NEW YORK, (Reuters) – The wife and son of financial swindler Bernard Madoff said in their first interview to be broadcast on Sunday that they knew nothing of his estimated $65 billion Ponzi scheme, but feel shame for his “unforgiveable” crime.
Madoff, 73, is serving a 150-year prison sentence after confessing to running a decades-long scheme that bilked investors out of billions, considered the biggest financial fraud in history.
Defrauded Madoff investors have long viewed the convicted swindler’s sons, wife and other family member suspiciously, arguing it is impossible that they did not know about his lies. No family members have been criminally charged.
Madoff’s younger son Andrew told the CBS program “60 Minutes” that the family was shocked when his sobbing father confessed his crime to them in December 2008. He said his mother Ruth’s first question was “What’s a Ponzi scheme?”
“She didn’t even understand that. I think it was me who answered and said that “It means that it’s all fake,’“ Andrew Madoff said. “(Bernard Madoff) followed that up and said ‘Yes, I’ve been lying to all of you – all of these years. I’ve been lying to everybody. I’ve been lying to myself.’“
Mark and Andrew Madoff — who worked at their father’s firm — turned him into authorities and he was arrested on Dec. 11, 2008.
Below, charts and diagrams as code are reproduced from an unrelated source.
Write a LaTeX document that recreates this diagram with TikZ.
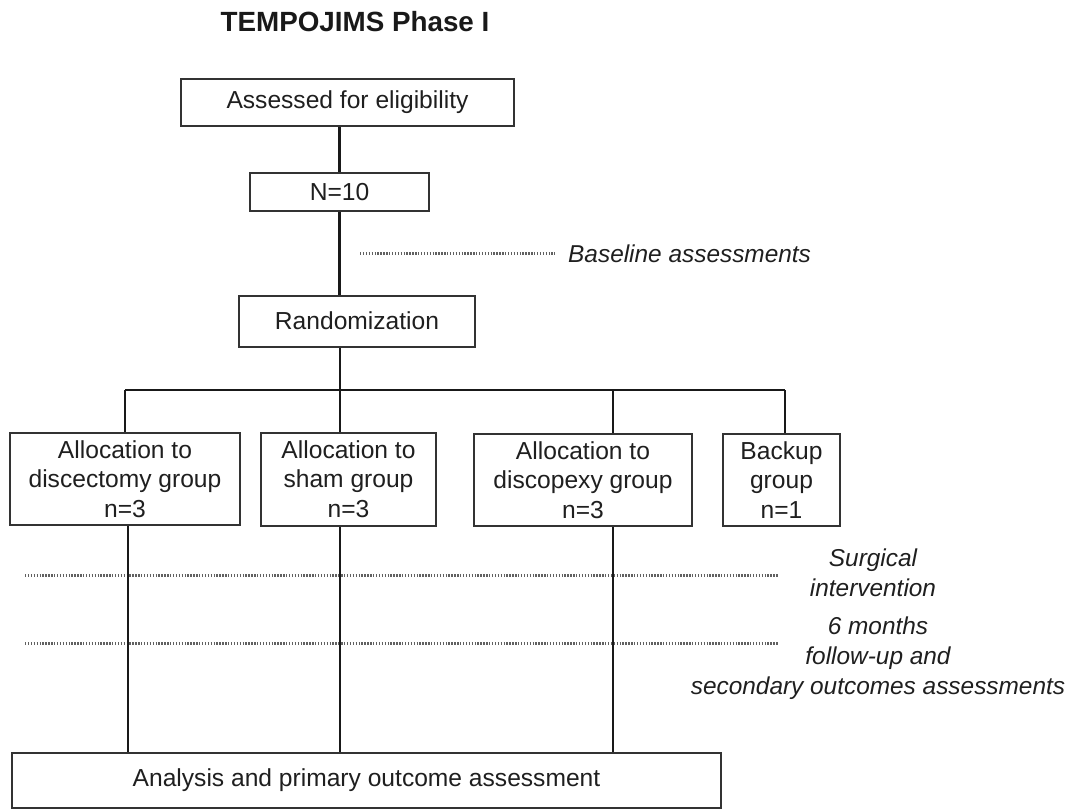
\documentclass[tikz,border=0pt]{standalone}
\usepackage{fontspec}
\setmainfont{Liberation Sans}
\begin{document}
\begin{tikzpicture}[x=1pt,y=-1pt,
  box/.style={draw=black!80, line width=2pt, fill=white, inner sep=0pt, align=center,
    text=black!88, font=\fontsize{24.6}{29.2}\selectfont},
  conn/.style={draw=black!90, line width=2.4pt},
  dots/.style={draw=black!62, line width=3pt, dash pattern=on 1.4pt off 1.5pt},
  lab/.style={text=black!88, inner sep=0pt, align=center, font=\fontsize{24.4}{29.8}\selectfont\itshape}]
\useasboundingbox (0,0) rectangle (1070,809);
\node[text=black!90, font=\fontsize{27.8}{30}\selectfont\bfseries] (title) at (355,22) {TEMPOJIMS Phase I};
% dotted lines
\coordinate (bl1) at (360,253);
\coordinate (bl2) at (555,253);
\coordinate (s1) at (25,575);
\coordinate (s2) at (778,575);
\coordinate (f1) at (25,643);
\coordinate (f2) at (778,643);
\draw[dots] (bl1) -- (bl2);
\draw[dots] (s1) -- (s2);
\draw[dots] (f1) -- (f2);
% boxes
\node[box, minimum width=333pt, minimum height=47pt] (assess) at (347.5,102.5) {Assessed for eligibility};
\node[box, minimum width=179pt, minimum height=38pt] (n10) at (339.5,192) {N=10};
\node[box, minimum width=236pt, minimum height=51pt] (rand) at (357,321) {Randomization};
\node[box, minimum width=230pt, minimum height=92pt] (g1) at (125,479) {Allocation to\\discectomy group\\n=3};
\node[box, minimum width=175pt, minimum height=93pt] (g2) at (348.5,479) {Allocation to\\sham group\\n=3};
\node[box, minimum width=218pt, minimum height=92pt] (g3) at (583,480) {Allocation to\\discopexy group\\n=3};
\node[box, minimum width=117pt, minimum height=92pt] (g4) at (781.5,480) {Backup\\group\\n=1};
\node[box, minimum width=709pt, minimum height=55pt] (ana) at (366.5,780.5) {Analysis and primary outcome assessment};
% labels
\node[lab, anchor=west] (base) at (568,254) {Baseline assessments};
\node[lab] (surg) at (873,573) {Surgical\\intervention};
\node[lab] (follow) at (878,658) {6 months\\follow-up and\\secondary outcomes assessments};
% connectors
\coordinate (b1) at (125,390);
\coordinate (b2) at (340,390);
\coordinate (b3) at (613,390);
\coordinate (b4) at (785,390);
\draw[conn] (n10.north |- assess.south) -- (n10.north);
\draw[conn] (n10.south) -- (n10.south |- rand.north);
\draw[conn] (rand.south -| b2) -- (b2);
\draw[conn] (b1) -- (b4);
\draw[conn] (b1) -- (b1 |- g1.north);
\draw[conn] (b2) -- (b2 |- g2.north);
\draw[conn] (b3) -- (b3 |- g3.north);
\draw[conn] (b4) -- (b4 |- g4.north);
\draw[conn] ([xshift=3pt]g1.south) -- ([xshift=3pt]g1.south |- ana.north);
\draw[conn] ([xshift=-8.5pt]g2.south) -- ([xshift=-8.5pt]g2.south |- ana.north);
\draw[conn] ([xshift=30pt]g3.south) -- ([xshift=30pt]g3.south |- ana.north);
\end{tikzpicture}
\end{document}
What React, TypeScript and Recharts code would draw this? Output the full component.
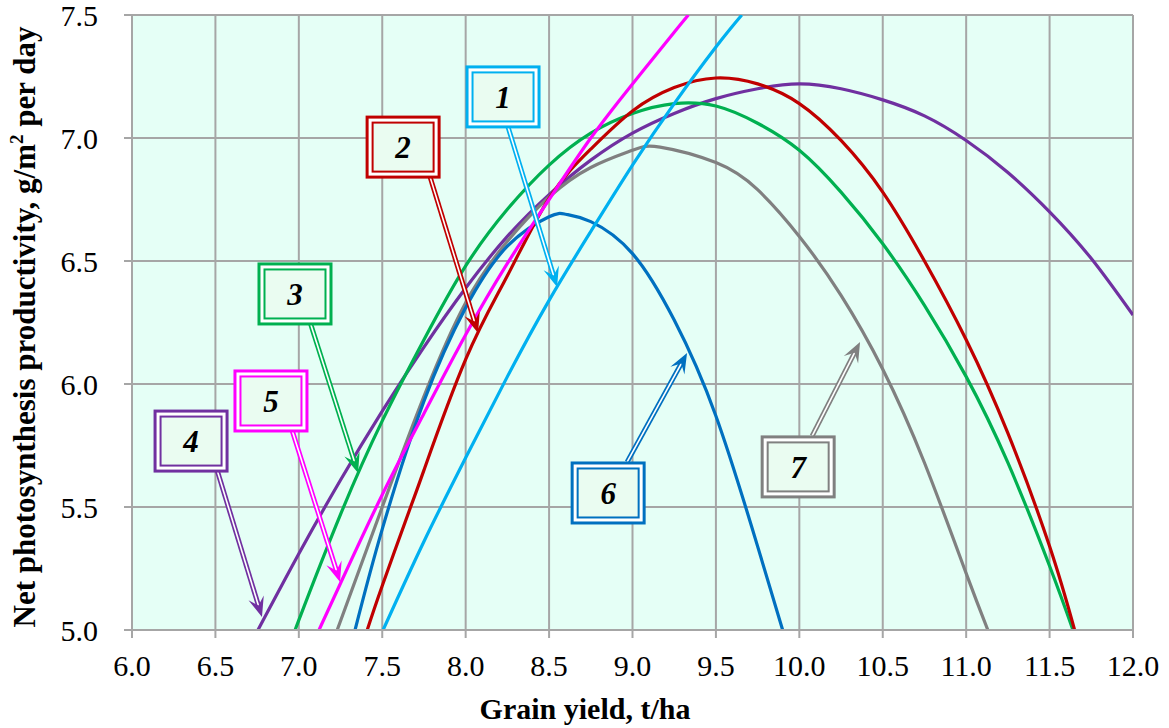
import React from 'react'
import { LineChart, Line, XAxis, YAxis, CartesianGrid, ReferenceLine, ReferenceDot } from 'recharts'

const FONT = '"Liberation Serif", "Times New Roman", serif'
const GRID = '#a6a6a6'
const PLOT_BG = '#e5fff6'
const BOX_BG = '#eafcf1'

const xTicks = [6, 6.5, 7, 7.5, 8, 8.5, 9, 9.5, 10, 10.5, 11, 11.5, 12]
const yTicks = [5, 5.5, 6, 6.5, 7, 7.5]

// curve 1 – light blue
const yield1 = [7.505, 7.75, 8.0, 8.25, 8.5, 8.75, 9.0, 9.25, 9.5, 9.655]
const npp1 = [5.0, 5.36, 5.7, 6.03, 6.34, 6.62, 6.89, 7.14, 7.37, 7.5]
// curve 2 – dark red
const yield2 = [7.41, 7.5, 7.67, 7.75, 8.0, 8.25, 8.5, 8.75, 9.0, 9.25, 9.5, 9.75, 10.0, 10.25, 10.5, 10.75, 11.0, 11.25, 11.5, 11.65]
const npp2 = [5.0, 5.18, 5.5, 5.65, 6.1, 6.44, 6.755, 6.955, 7.11, 7.205, 7.244, 7.22, 7.14, 6.99, 6.78, 6.5, 6.18, 5.8, 5.34, 5.0]
// curve 3 – green
const yield3 = [6.98, 7.0, 7.25, 7.5, 7.75, 8.0, 8.25, 8.5, 8.75, 9.0, 9.25, 9.5, 9.75, 10.0, 10.25, 10.5, 10.75, 11.0, 11.25, 11.5, 11.64]
const npp3 = [5.0, 5.04, 5.47, 5.85, 6.18, 6.48, 6.71, 6.89, 7.02, 7.1, 7.14, 7.13, 7.06, 6.95, 6.78, 6.57, 6.32, 6.03, 5.68, 5.26, 5.0]
// curve 4 – purple
const yield4 = [6.755, 7.0, 7.25, 7.5, 7.75, 8.0, 8.25, 8.5, 8.75, 9.0, 9.25, 9.5, 9.75, 10.0, 10.25, 10.5, 10.75, 11.0, 11.25, 11.5, 11.75, 12.0]
const npp4 = [5.0, 5.31, 5.61, 5.89, 6.15, 6.39, 6.6, 6.77, 6.91, 7.02, 7.1, 7.16, 7.2, 7.22, 7.2, 7.155, 7.09, 6.99, 6.86, 6.7, 6.51, 6.28]
// curve 5 – magenta
const yield5 = [7.121, 7.25, 7.5, 7.75, 8.0, 8.25, 8.5, 8.75, 9.0, 9.25, 9.335]
const npp5 = [5.0, 5.19, 5.55, 5.88, 6.2, 6.49, 6.75, 7.0, 7.22, 7.43, 7.5]
// curve 6 – blue
const yield6 = [7.337, 7.5, 7.75, 8.0, 8.25, 8.5, 8.6, 8.75, 9.0, 9.25, 9.5, 9.75, 9.9]
const npp6 = [5.0, 5.41, 5.93, 6.31, 6.56, 6.68, 6.69, 6.66, 6.53, 6.26, 5.87, 5.34, 5.0]
// curve 7 – gray
const yield7 = [7.23, 7.5, 7.75, 8.0, 8.25, 8.5, 8.75, 9.0, 9.165, 9.5, 9.75, 10.0, 10.25, 10.5, 10.75, 11.0, 11.13]
const npp7 = [5.0, 5.5, 5.95, 6.33, 6.58, 6.76, 6.88, 6.95, 6.963, 6.9, 6.79, 6.6, 6.36, 6.06, 5.68, 5.23, 5.0]

const pts = (xs: number[], ys: number[]) => xs.map((x, i) => ({ x, y: ys[i] }))

const series = [
  { id: '4', color: '#7030a0', data: pts(yield4, npp4) },
  { id: '3', color: '#00b050', data: pts(yield3, npp3) },
  { id: '7', color: '#808080', data: pts(yield7, npp7) },
  { id: '6', color: '#0070c0', data: pts(yield6, npp6) },
  { id: '2', color: '#c00000', data: pts(yield2, npp2) },
  { id: '5', color: '#ff00ff', data: pts(yield5, npp5) },
  { id: '1', color: '#00b0f0', data: pts(yield1, npp1) },
]

// callouts: box centre, arrow start and arrow tip, in data units
const callouts = [
  { label: '1', color: '#00b0f0', box: [8.224, 7.167], from: [8.254, 7.045], tip: [8.548, 6.394] },
  { label: '2', color: '#c00000', box: [7.625, 6.963], from: [7.787, 6.841], tip: [8.074, 6.207] },
  { label: '3', color: '#00b050', box: [6.977, 6.366], from: [7.067, 6.252], tip: [7.355, 5.638] },
  { label: '4', color: '#7030a0', box: [6.354, 5.768], from: [6.51, 5.65], tip: [6.779, 5.053] },
  { label: '5', color: '#ff00ff', box: [6.833, 5.931], from: [6.959, 5.813], tip: [7.247, 5.195] },
  { label: '6', color: '#0070c0', box: [8.854, 5.557], from: [8.968, 5.683], tip: [9.327, 6.126] },
  { label: '7', color: '#808080', box: [9.993, 5.663], from: [10.077, 5.789], tip: [10.364, 6.171] },
]

function ArrowShape({ x1, y1, x2, y2, color }: any) {
  const dx = x2 - x1
  const dy = y2 - y1
  const len = Math.sqrt(dx * dx + dy * dy) || 1
  const ux = dx / len
  const uy = dy / len
  const nx = -uy
  const ny = ux
  const L = 20
  const W = 8
  const bx = x2 - ux * L
  const by = y2 - uy * L
  const mx = x2 - ux * L * 0.6
  const my = y2 - uy * L * 0.6
  const head = `${x2},${y2} ${bx + nx * W},${by + ny * W} ${mx},${my} ${bx - nx * W},${by - ny * W}`
  return (
    <g>
      <line x1={x1} y1={y1} x2={mx} y2={my} stroke={color} strokeWidth={5} />
      <line x1={x1} y1={y1} x2={mx + ux * 2} y2={my + uy * 2} stroke="#ffffff" strokeWidth={1.6} />
      <polygon points={head} fill={color} />
    </g>
  )
}

function BoxShape({ cx, cy, color, label }: any) {
  return (
    <g>
      <rect x={cx - 36} y={cy - 30} width={72} height={60} fill="#ffffff" stroke={color} strokeWidth={3} />
      <rect x={cx - 30.5} y={cy - 24.5} width={61} height={49} fill={BOX_BG} stroke={color} strokeWidth={2} />
      <text x={cx} y={cy + 11} textAnchor="middle" fontFamily={FONT} fontStyle="italic" fontWeight="bold" fontSize={31} fill="#000">
        {label}
      </text>
    </g>
  )
}

export default function App() {
  return (
    <div style={{ position: 'absolute', left: 0, top: 0, width: 1169, height: 728, background: '#fff' }}>
      <LineChart width={1169} height={728} margin={{ top: 15, right: 36, left: 0, bottom: 0 }}>
        <CartesianGrid stroke={GRID} strokeWidth={2} fill={PLOT_BG} fillOpacity={1} />
        <XAxis
          type="number"
          dataKey="x"
          domain={[6, 12]}
          ticks={xTicks}
          interval={0}
          allowDataOverflow
          height={98}
          tickSize={8}
          tickMargin={17}
          axisLine={{ stroke: GRID, strokeWidth: 2 }}
          tickLine={{ stroke: GRID, strokeWidth: 2 }}
          tick={{ fill: '#000', fontSize: 30, fontFamily: FONT }}
          tickFormatter={(v: number) => v.toFixed(1)}
          label={{
            content: () => (
              <text x={585} y={719} textAnchor="middle" fontFamily={FONT} fontWeight="bold" fontSize={30} fill="#000">
                Grain yield, t/ha
              </text>
            ),
          }}
        />
        <YAxis
          type="number"
          domain={[5, 7.5]}
          ticks={yTicks}
          interval={0}
          allowDataOverflow
          width={132}
          tickSize={8}
          tickMargin={26}
          axisLine={{ stroke: GRID, strokeWidth: 2 }}
          tickLine={{ stroke: GRID, strokeWidth: 2 }}
          tick={{ fill: '#000', fontSize: 30, fontFamily: FONT }}
          tickFormatter={(v: number) => v.toFixed(1)}
          label={{
            content: () => (
              <text
                transform="translate(35,327) rotate(-90)"
                textAnchor="middle"
                fontFamily={FONT}
                fontWeight="bold"
                fontSize={31}
                fill="#000"
              >
                Net photosynthesis productivity, g/m
                <tspan dy={-12} fontSize={19}>2</tspan>
                <tspan dy={12}> per day</tspan>
              </text>
            ),
          }}
        />
        {series.map(s => (
          <Line
            key={s.id}
            data={s.data}
            dataKey="y"
            type="natural"
            stroke={s.color}
            strokeWidth={3.2}
            dot={false}
            activeDot={false}
            isAnimationActive={false}
          />
        ))}
        {callouts.map(c => (
          <ReferenceLine
            key={`arrow-${c.label}`}
            segment={[{ x: c.from[0], y: c.from[1] }, { x: c.tip[0], y: c.tip[1] }]}
            shape={(p: any) => <ArrowShape {...p} color={c.color} />}
          />
        ))}
        {callouts.map(c => (
          <ReferenceDot
            key={`box-${c.label}`}
            x={c.box[0]}
            y={c.box[1]}
            r={1}
            shape={(p: any) => <BoxShape {...p} color={c.color} label={c.label} />}
          />
        ))}
      </LineChart>
    </div>
  )
}
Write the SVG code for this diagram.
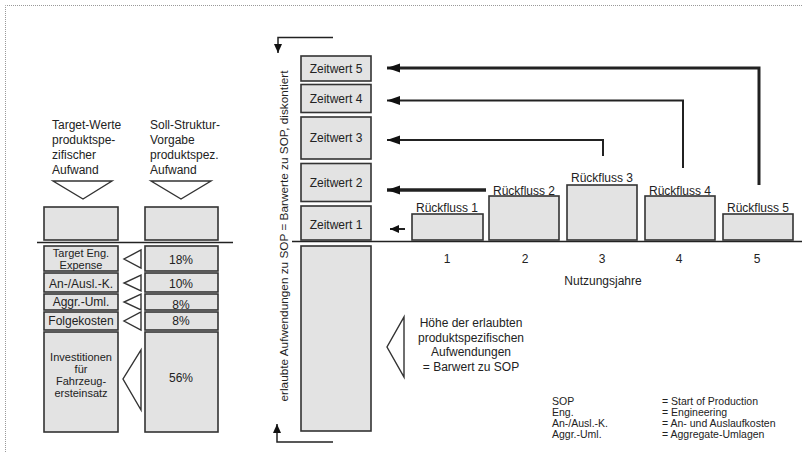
<svg xmlns="http://www.w3.org/2000/svg" width="803" height="452" viewBox="0 0 803 452">
<style>
text{font-family:"Liberation Sans",Arial,sans-serif;font-size:12px;fill:#222}
.c{text-anchor:middle}
.s{font-size:11px}
.lg{font-size:10.5px}
.box{fill:#e3e3e3;stroke:#333;stroke-width:1.6}
.tri{fill:#fff;stroke:#333;stroke-width:1.4}
.ln{fill:none;stroke:#222}
.frame{fill:none;stroke:#999;stroke-width:1;stroke-dasharray:1 1}
</style>
<defs>
<marker id="ah" markerUnits="userSpaceOnUse" markerWidth="14" markerHeight="10" refX="13" refY="4.5" orient="auto">
<path d="M0,0 L13,4.5 L0,9 z" fill="#111"/>
</marker>
<marker id="ahs" markerUnits="userSpaceOnUse" markerWidth="10" markerHeight="10" refX="9" refY="4" orient="auto">
<path d="M0,0 L9,4 L0,8 z" fill="#111"/>
</marker>
</defs>
<rect width="803" height="452" fill="#fff"/>
<path class="frame" d="M5.5,452 V5.5 H803"/>

<!-- left column headers -->
<g id="hdr-target">
<text x="52" y="129">Target-Werte</text>
<text x="52" y="144">produktspe-</text>
<text x="52" y="159">zifischer</text>
<text x="52" y="174">Aufwand</text>
<polygon class="tri" points="53,181 112,181 83,199"/>
</g>
<g id="hdr-soll">
<text x="150" y="129">Soll-Struktur-</text>
<text x="150" y="144">Vorgabe</text>
<text x="150" y="159">produktspez.</text>
<text x="150" y="174">Aufwand</text>
<polygon class="tri" points="151,181 211,181 181,199"/>
</g>
<g id="box-top-left"><rect class="box" x="44" y="207" width="74" height="33"/></g>
<g id="box-top-right"><rect class="box" x="145" y="207" width="73" height="33"/></g>

<g id="connectors">
<line class="ln" x1="37" y1="242.5" x2="233" y2="242.5" stroke-width="1.5"/>
<line class="ln" x1="292" y1="241.5" x2="802" y2="241.5" stroke-width="1.5"/>
<!-- top and bottom axis arrows -->
<path class="ln" d="M333,37.5 H278 V53" stroke-width="1.5" marker-end="url(#ahs)"/>
<path class="ln" d="M333,442 H277 V424" stroke-width="1.5" marker-end="url(#ahs)"/>
<!-- Zeitwert arrows -->
<path class="ln" d="M759,185 V68 H387" stroke-width="3" marker-end="url(#ah)"/>
<path class="ln" d="M759,68 V185" stroke-width="1.5"/>
<path class="ln" d="M683,168 V100.5 H387" stroke-width="2" marker-end="url(#ah)"/>
<path class="ln" d="M683,101 V168" stroke-width="1.5"/>
<path class="ln" d="M603,156 V140 H387" stroke-width="2" marker-end="url(#ah)"/>
<path class="ln" d="M486,190 H387" stroke-width="3.5" marker-end="url(#ah)"/>
<path class="ln" d="M405,229 H390" stroke-width="2" marker-end="url(#ahs)"/>
</g>

<!-- left breakdown boxes -->
<g id="target-eng">
<rect class="box" x="44" y="246" width="74" height="25"/>
<text class="c s" x="81" y="257">Target Eng.</text>
<text class="c s" x="81" y="269">Expense</text>
<polygon class="tri" points="141,250 141,268 124,259"/>
<rect class="box" x="145" y="246" width="73" height="25"/>
<text class="c" x="181" y="264">18%</text>
</g>
<g id="an-ausl">
<rect class="box" x="44" y="273" width="74" height="19"/>
<text class="c" x="81" y="288">An-/Ausl.-K.</text>
<polygon class="tri" points="141,275 141,291 124,283"/>
<rect class="box" x="145" y="273" width="73" height="19"/>
<text class="c" x="181" y="288">10%</text>
</g>
<g id="aggr-uml">
<rect class="box" x="44" y="294" width="74" height="16"/>
<text class="c" x="81" y="306">Aggr.-Uml.</text>
<polygon class="tri" points="141,294 141,310 124,302"/>
<rect class="box" x="145" y="294" width="73" height="16"/>
<text class="c" x="181" y="309">8%</text>
</g>
<g id="folgekosten">
<rect class="box" x="44" y="312" width="74" height="18"/>
<text class="c" x="81" y="325">Folgekosten</text>
<polygon class="tri" points="141,312 141,330 124,321"/>
<rect class="box" x="145" y="312" width="73" height="18"/>
<text class="c" x="181" y="325">8%</text>
</g>
<g id="investitionen">
<rect class="box" x="44" y="332" width="74" height="100"/>
<text class="c s" x="81" y="361">Investitionen</text>
<text class="c s" x="81" y="373">für</text>
<text class="c s" x="81" y="385">Fahrzeug-</text>
<text class="c s" x="81" y="397">ersteinsatz</text>
<polygon class="tri" points="141,350 141,410 123,379"/>
<rect class="box" x="145" y="332" width="73" height="100"/>
<text class="c" x="181" y="382">56%</text>
</g>

<!-- vertical axis label -->
<g id="axis-label">
<text class="c" style="font-size:11.8px" transform="translate(288,236) rotate(-90)">erlaubte Aufwendungen zu SOP = Barwerte zu SOP, diskontiert</text>
</g>

<!-- Zeitwert stack -->
<g id="zeitwert-5"><rect class="box" x="301" y="56" width="70" height="25"/><text class="c" x="336" y="73">Zeitwert 5</text></g>
<g id="zeitwert-4"><rect class="box" x="301" y="84.5" width="70" height="28"/><text class="c" x="336" y="103">Zeitwert 4</text></g>
<g id="zeitwert-3"><rect class="box" x="301" y="117" width="70" height="42"/><text class="c" x="336" y="142">Zeitwert 3</text></g>
<g id="zeitwert-2"><rect class="box" x="301" y="163.5" width="70" height="38"/><text class="c" x="336" y="187">Zeitwert 2</text></g>
<g id="zeitwert-1"><rect class="box" x="301" y="206" width="70" height="34"/><text class="c" x="336" y="229">Zeitwert 1</text></g>
<g id="barwert-box"><rect class="box" x="301" y="246" width="70" height="185"/></g>

<g id="hoehe-note">
<polygon class="tri" points="404,317 404,377 387,347"/>
<text class="c" x="471" y="327">Höhe der erlaubten</text>
<text class="c" x="471" y="342">produktspezifischen</text>
<text class="c" x="471" y="356">Aufwendungen</text>
<text class="c" x="471" y="371">= Barwert zu SOP</text>
</g>

<!-- Rückfluss bars -->
<g id="rueckfluss-1"><rect class="box" x="412" y="214" width="71" height="26"/><text class="c" x="447" y="212">Rückfluss 1</text></g>
<g id="rueckfluss-2"><rect class="box" x="489" y="196" width="70" height="44"/><text class="c" x="524" y="195">Rückfluss 2</text></g>
<g id="rueckfluss-3"><rect class="box" x="567" y="185" width="70" height="55"/><text class="c" x="602" y="182">Rückfluss 3</text></g>
<g id="rueckfluss-4"><rect class="box" x="645" y="196" width="70" height="44"/><text class="c" x="680" y="195">Rückfluss 4</text></g>
<g id="rueckfluss-5"><rect class="box" x="723" y="214" width="70" height="26"/><text class="c" x="758" y="212">Rückfluss 5</text></g>

<g id="years">
<text class="c" x="447" y="263">1</text>
<text class="c" x="525" y="263">2</text>
<text class="c" x="602" y="263">3</text>
<text class="c" x="679" y="263">4</text>
<text class="c" x="757" y="263">5</text>
<text class="c" x="603" y="285">Nutzungsjahre</text>
</g>

<g id="legend">
<text class="lg" x="552" y="405">SOP</text><text class="lg" x="662" y="405">= Start of Production</text>
<text class="lg" x="552" y="416">Eng.</text><text class="lg" x="662" y="416">= Engineering</text>
<text class="lg" x="552" y="427">An-/Ausl.-K.</text><text class="lg" x="662" y="427">= An- und Auslaufkosten</text>
<text class="lg" x="552" y="438">Aggr.-Uml.</text><text class="lg" x="662" y="438">= Aggregate-Umlagen</text>
</g>
</svg>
Madoff has insisted he acted alone in running the Ponzi scheme, a fraud in which early investors are paid with money from new ones. Such schemes often collapse when there are too few new investors or too many investors try to cash out at once.
Since he pleaded guilty in March 2009, seven other people have been arrested in the case, including several of his long-time employees and an outside accountant.
Mark Madoff, 46, hanged himself in his New York apartment last year on the second anniversary of his father’s Dec. 11 arrest. Ruth Madoff said that the couple had also tried to kill themselves by taking pills on Christmas Eve in 2008.
“I can’t explain it, I mean I trusted him,” Ruth Madoff said when asked how she could not have known of her husband’s crime. “Why would it ever occur to me that it wasn’t legal?”
“There was nothing that would ever make me suspect anything,” she said.
“UNFORGIVEABLE”
Andrew Madoff said his father’s investment advisory business, the Ponzi scheme, was “a completely separate business” to the trading business where he and his brother worked.
“We were executing hundreds of thousands of transactions a day. And that kept all of us incredibly busy. And it just — it just didn’t occur to me that he could be involved in any kind of criminal activity,” he said.
Andrew Madoff said one of the hardest things for him to come to terms with was the feeling that he and his brother were used by his father, who shielded his Ponzi scheme with their legitimate trading business.
“It’s unforgiveable,” he said. “No father should do that to their sons.”
Ruth Madoff and her sons barely spoke in the two years after his father’s arrest because, Andrew Madoff said, he and his brother could not understand her decision to stay by their father’s side.
“I never though of leaving,” Ruth Madoff said. “I didn’t know what else to do but stay there.”
“I think he got stuck, that’s what he said. And he didn’t have the courage to face things when they might have been able to be faced on a much smaller scale,” she said.
After her son Mark committed suicide, she cut off contact with her husband and now lives in a three-room apartment in South Florida.
When asked why she hadn’t filed for divorce, Ruth Madoff said: “It doesn’t matter to me — he’s going to die in prison.”
The Madoff scandal shook investors around the world and sparked criticism of market regulators for failing to catch him despite warnings and tips over many years. A court-appointed trustee is now trying to recover the money for investors defrauded by Madoff.
“What he did to me, to my brother, and to my family is unforgiveable,” Andrew Madoff said. “What he did to thousands of other people, destroyed their lives — I’ll never understand it. And I’ll never forgive him for it.”